[START OF Material provided]

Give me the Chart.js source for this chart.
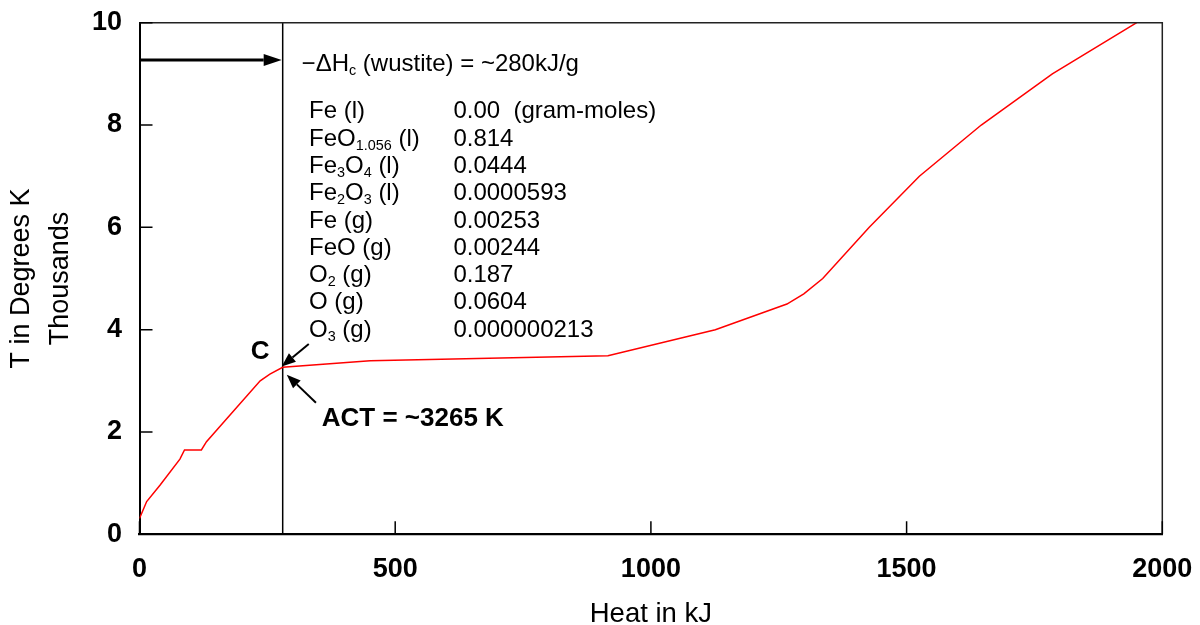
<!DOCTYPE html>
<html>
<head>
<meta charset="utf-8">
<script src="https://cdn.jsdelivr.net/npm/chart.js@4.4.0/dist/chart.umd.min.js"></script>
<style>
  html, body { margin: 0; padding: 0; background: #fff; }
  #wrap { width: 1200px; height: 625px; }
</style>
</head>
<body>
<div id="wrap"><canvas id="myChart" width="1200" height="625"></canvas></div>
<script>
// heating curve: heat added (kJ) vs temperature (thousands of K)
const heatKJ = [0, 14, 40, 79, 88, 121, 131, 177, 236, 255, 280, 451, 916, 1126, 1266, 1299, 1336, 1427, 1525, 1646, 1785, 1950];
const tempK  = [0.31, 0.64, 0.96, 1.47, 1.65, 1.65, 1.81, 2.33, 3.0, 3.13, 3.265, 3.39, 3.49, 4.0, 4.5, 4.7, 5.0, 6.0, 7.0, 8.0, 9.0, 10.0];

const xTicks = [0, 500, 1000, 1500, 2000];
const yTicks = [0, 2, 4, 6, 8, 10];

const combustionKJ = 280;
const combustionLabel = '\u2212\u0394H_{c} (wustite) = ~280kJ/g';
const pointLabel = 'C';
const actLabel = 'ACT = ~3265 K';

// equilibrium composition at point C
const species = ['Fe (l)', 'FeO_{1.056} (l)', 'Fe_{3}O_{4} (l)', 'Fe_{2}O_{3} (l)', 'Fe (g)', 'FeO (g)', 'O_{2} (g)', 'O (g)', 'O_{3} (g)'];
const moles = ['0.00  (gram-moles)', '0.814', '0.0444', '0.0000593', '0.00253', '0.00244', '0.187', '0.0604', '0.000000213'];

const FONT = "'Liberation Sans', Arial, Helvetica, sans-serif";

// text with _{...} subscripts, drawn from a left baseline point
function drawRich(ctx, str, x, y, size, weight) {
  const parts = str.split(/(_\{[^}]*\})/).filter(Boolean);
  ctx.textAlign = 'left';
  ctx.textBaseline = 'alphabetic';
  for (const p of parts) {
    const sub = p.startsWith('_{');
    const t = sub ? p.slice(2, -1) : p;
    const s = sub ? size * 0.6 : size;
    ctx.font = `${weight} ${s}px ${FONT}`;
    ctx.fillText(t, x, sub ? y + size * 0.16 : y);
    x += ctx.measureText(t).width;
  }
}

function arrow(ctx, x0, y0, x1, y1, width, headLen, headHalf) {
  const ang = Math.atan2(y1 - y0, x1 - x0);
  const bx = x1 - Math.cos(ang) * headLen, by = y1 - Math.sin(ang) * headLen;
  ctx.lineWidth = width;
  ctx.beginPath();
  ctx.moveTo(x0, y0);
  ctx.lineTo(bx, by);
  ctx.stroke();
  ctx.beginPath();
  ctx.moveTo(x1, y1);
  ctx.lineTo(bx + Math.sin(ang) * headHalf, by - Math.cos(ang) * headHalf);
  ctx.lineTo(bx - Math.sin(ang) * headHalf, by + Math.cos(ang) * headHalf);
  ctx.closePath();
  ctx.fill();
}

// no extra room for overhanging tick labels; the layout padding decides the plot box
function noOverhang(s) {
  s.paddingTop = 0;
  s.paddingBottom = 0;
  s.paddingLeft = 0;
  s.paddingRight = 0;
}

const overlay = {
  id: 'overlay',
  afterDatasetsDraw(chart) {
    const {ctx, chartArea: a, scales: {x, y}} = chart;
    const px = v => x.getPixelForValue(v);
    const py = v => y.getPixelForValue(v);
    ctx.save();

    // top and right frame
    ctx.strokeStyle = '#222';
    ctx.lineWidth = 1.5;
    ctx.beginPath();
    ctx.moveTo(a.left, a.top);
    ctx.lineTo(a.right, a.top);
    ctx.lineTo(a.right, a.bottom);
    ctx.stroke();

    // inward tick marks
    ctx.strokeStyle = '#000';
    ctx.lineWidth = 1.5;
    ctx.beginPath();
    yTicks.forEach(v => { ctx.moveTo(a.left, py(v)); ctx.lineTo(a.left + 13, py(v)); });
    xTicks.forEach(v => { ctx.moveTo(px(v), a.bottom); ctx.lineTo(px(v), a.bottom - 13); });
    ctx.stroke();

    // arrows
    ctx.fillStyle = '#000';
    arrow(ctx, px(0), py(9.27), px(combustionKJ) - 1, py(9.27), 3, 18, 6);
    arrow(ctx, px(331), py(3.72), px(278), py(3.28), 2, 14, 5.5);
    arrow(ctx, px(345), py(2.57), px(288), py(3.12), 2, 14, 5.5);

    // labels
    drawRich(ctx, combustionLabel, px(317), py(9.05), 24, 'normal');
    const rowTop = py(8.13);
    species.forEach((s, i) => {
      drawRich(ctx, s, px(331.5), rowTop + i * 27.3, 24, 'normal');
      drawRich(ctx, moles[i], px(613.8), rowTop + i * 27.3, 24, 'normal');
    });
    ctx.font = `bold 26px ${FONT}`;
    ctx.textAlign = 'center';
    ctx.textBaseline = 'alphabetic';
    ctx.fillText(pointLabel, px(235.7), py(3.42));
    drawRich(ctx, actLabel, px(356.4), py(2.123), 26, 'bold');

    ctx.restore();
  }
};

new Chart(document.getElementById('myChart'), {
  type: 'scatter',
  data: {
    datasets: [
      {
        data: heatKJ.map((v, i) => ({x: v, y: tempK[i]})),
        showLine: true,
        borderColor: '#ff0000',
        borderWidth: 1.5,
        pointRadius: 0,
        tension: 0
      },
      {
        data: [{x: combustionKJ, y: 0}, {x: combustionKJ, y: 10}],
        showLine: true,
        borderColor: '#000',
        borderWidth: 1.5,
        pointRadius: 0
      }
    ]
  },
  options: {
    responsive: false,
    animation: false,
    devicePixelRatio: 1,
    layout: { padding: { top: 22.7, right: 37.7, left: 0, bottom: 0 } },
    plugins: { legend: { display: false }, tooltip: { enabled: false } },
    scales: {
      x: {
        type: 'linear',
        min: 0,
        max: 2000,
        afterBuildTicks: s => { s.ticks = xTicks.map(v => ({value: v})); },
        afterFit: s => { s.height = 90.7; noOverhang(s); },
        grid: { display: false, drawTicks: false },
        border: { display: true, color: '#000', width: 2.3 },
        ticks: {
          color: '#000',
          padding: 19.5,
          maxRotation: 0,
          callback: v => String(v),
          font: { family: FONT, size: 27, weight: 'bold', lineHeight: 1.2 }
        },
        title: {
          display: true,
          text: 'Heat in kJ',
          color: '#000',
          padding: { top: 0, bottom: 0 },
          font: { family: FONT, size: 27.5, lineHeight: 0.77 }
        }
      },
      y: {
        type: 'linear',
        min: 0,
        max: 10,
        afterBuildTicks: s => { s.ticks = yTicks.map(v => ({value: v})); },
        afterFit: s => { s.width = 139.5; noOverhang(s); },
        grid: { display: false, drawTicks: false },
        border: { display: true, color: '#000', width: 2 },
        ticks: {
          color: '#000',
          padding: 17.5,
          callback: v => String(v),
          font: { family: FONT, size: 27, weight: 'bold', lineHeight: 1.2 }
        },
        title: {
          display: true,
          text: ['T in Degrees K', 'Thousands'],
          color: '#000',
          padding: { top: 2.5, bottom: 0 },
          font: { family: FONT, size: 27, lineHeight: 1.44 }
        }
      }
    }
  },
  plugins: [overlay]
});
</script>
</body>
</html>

[END OF Material provided]

* **What is being asked**:
Write out each line again precisely as it appears, skipping every picture.

* **Result for this exercise**:
Give me the Chart.js source for this chart.
<!DOCTYPE html>
<html>
<head>
<meta charset="utf-8">
<script src="https://cdn.jsdelivr.net/npm/chart.js@4.4.0/dist/chart.umd.min.js"></script>
<style>
  html, body { margin: 0; padding: 0; background: #fff; }
  #wrap { width: 1200px; height: 625px; }
</style>
</head>
<body>
<div id="wrap"><canvas id="myChart" width="1200" height="625"></canvas></div>
<script>
// heating curve: heat added (kJ) vs temperature (thousands of K)
const heatKJ = [0, 14, 40, 79, 88, 121, 131, 177, 236, 255, 280, 451, 916, 1126, 1266, 1299, 1336, 1427, 1525, 1646, 1785, 1950];
const tempK  = [0.31, 0.64, 0.96, 1.47, 1.65, 1.65, 1.81, 2.33, 3.0, 3.13, 3.265, 3.39, 3.49, 4.0, 4.5, 4.7, 5.0, 6.0, 7.0, 8.0, 9.0, 10.0];

const xTicks = [0, 500, 1000, 1500, 2000];
const yTicks = [0, 2, 4, 6, 8, 10];

const combustionKJ = 280;
const combustionLabel = '\u2212\u0394H_{c} (wustite) = ~280kJ/g';
const pointLabel = 'C';
const actLabel = 'ACT = ~3265 K';

// equilibrium composition at point C
const species = ['Fe (l)', 'FeO_{1.056} (l)', 'Fe_{3}O_{4} (l)', 'Fe_{2}O_{3} (l)', 'Fe (g)', 'FeO (g)', 'O_{2} (g)', 'O (g)', 'O_{3} (g)'];
const moles = ['0.00  (gram-moles)', '0.814', '0.0444', '0.0000593', '0.00253', '0.00244', '0.187', '0.0604', '0.000000213'];

const FONT = "'Liberation Sans', Arial, Helvetica, sans-serif";

// text with _{...} subscripts, drawn from a left baseline point
function drawRich(ctx, str, x, y, size, weight) {
  const parts = str.split(/(_\{[^}]*\})/).filter(Boolean);
  ctx.textAlign = 'left';
  ctx.textBaseline = 'alphabetic';
  for (const p of parts) {
    const sub = p.startsWith('_{');
    const t = sub ? p.slice(2, -1) : p;
    const s = sub ? size * 0.6 : size;
    ctx.font = `${weight} ${s}px ${FONT}`;
    ctx.fillText(t, x, sub ? y + size * 0.16 : y);
    x += ctx.measureText(t).width;
  }
}

function arrow(ctx, x0, y0, x1, y1, width, headLen, headHalf) {
  const ang = Math.atan2(y1 - y0, x1 - x0);
  const bx = x1 - Math.cos(ang) * headLen, by = y1 - Math.sin(ang) * headLen;
  ctx.lineWidth = width;
  ctx.beginPath();
  ctx.moveTo(x0, y0);
  ctx.lineTo(bx, by);
  ctx.stroke();
  ctx.beginPath();
  ctx.moveTo(x1, y1);
  ctx.lineTo(bx + Math.sin(ang) * headHalf, by - Math.cos(ang) * headHalf);
  ctx.lineTo(bx - Math.sin(ang) * headHalf, by + Math.cos(ang) * headHalf);
  ctx.closePath();
  ctx.fill();
}

// no extra room for overhanging tick labels; the layout padding decides the plot box
function noOverhang(s) {
  s.paddingTop = 0;
  s.paddingBottom = 0;
  s.paddingLeft = 0;
  s.paddingRight = 0;
}

const overlay = {
  id: 'overlay',
  afterDatasetsDraw(chart) {
    const {ctx, chartArea: a, scales: {x, y}} = chart;
    const px = v => x.getPixelForValue(v);
    const py = v => y.getPixelForValue(v);
    ctx.save();

    // top and right frame
    ctx.strokeStyle = '#222';
    ctx.lineWidth = 1.5;
    ctx.beginPath();
    ctx.moveTo(a.left, a.top);
    ctx.lineTo(a.right, a.top);
    ctx.lineTo(a.right, a.bottom);
    ctx.stroke();

    // inward tick marks
    ctx.strokeStyle = '#000';
    ctx.lineWidth = 1.5;
    ctx.beginPath();
    yTicks.forEach(v => { ctx.moveTo(a.left, py(v)); ctx.lineTo(a.left + 13, py(v)); });
    xTicks.forEach(v => { ctx.moveTo(px(v), a.bottom); ctx.lineTo(px(v), a.bottom - 13); });
    ctx.stroke();

    // arrows
    ctx.fillStyle = '#000';
    arrow(ctx, px(0), py(9.27), px(combustionKJ) - 1, py(9.27), 3, 18, 6);
    arrow(ctx, px(331), py(3.72), px(278), py(3.28), 2, 14, 5.5);
    arrow(ctx, px(345), py(2.57), px(288), py(3.12), 2, 14, 5.5);

    // labels
    drawRich(ctx, combustionLabel, px(317), py(9.05), 24, 'normal');
    const rowTop = py(8.13);
    species.forEach((s, i) => {
      drawRich(ctx, s, px(331.5), rowTop + i * 27.3, 24, 'normal');
      drawRich(ctx, moles[i], px(613.8), rowTop + i * 27.3, 24, 'normal');
    });
    ctx.font = `bold 26px ${FONT}`;
    ctx.textAlign = 'center';
    ctx.textBaseline = 'alphabetic';
    ctx.fillText(pointLabel, px(235.7), py(3.42));
    drawRich(ctx, actLabel, px(356.4), py(2.123), 26, 'bold');

    ctx.restore();
  }
};

new Chart(document.getElementById('myChart'), {
  type: 'scatter',
  data: {
    datasets: [
      {
        data: heatKJ.map((v, i) => ({x: v, y: tempK[i]})),
        showLine: true,
        borderColor: '#ff0000',
        borderWidth: 1.5,
        pointRadius: 0,
        tension: 0
      },
      {
        data: [{x: combustionKJ, y: 0}, {x: combustionKJ, y: 10}],
        showLine: true,
        borderColor: '#000',
        borderWidth: 1.5,
        pointRadius: 0
      }
    ]
  },
  options: {
    responsive: false,
    animation: false,
    devicePixelRatio: 1,
    layout: { padding: { top: 22.7, right: 37.7, left: 0, bottom: 0 } },
    plugins: { legend: { display: false }, tooltip: { enabled: false } },
    scales: {
      x: {
        type: 'linear',
        min: 0,
        max: 2000,
        afterBuildTicks: s => { s.ticks = xTicks.map(v => ({value: v})); },
        afterFit: s => { s.height = 90.7; noOverhang(s); },
        grid: { display: false, drawTicks: false },
        border: { display: true, color: '#000', width: 2.3 },
        ticks: {
          color: '#000',
          padding: 19.5,
          maxRotation: 0,
          callback: v => String(v),
          font: { family: FONT, size: 27, weight: 'bold', lineHeight: 1.2 }
        },
        title: {
          display: true,
          text: 'Heat in kJ',
          color: '#000',
          padding: { top: 0, bottom: 0 },
          font: { family: FONT, size: 27.5, lineHeight: 0.77 }
        }
      },
      y: {
        type: 'linear',
        min: 0,
        max: 10,
        afterBuildTicks: s => { s.ticks = yTicks.map(v => ({value: v})); },
        afterFit: s => { s.width = 139.5; noOverhang(s); },
        grid: { display: false, drawTicks: false },
        border: { display: true, color: '#000', width: 2 },
        ticks: {
          color: '#000',
          padding: 17.5,
          callback: v => String(v),
          font: { family: FONT, size: 27, weight: 'bold', lineHeight: 1.2 }
        },
        title: {
          display: true,
          text: ['T in Degrees K', 'Thousands'],
          color: '#000',
          padding: { top: 2.5, bottom: 0 },
          font: { family: FONT, size: 27, lineHeight: 1.44 }
        }
      }
    }
  },
  plugins: [overlay]
});
</script>
</body>
</html>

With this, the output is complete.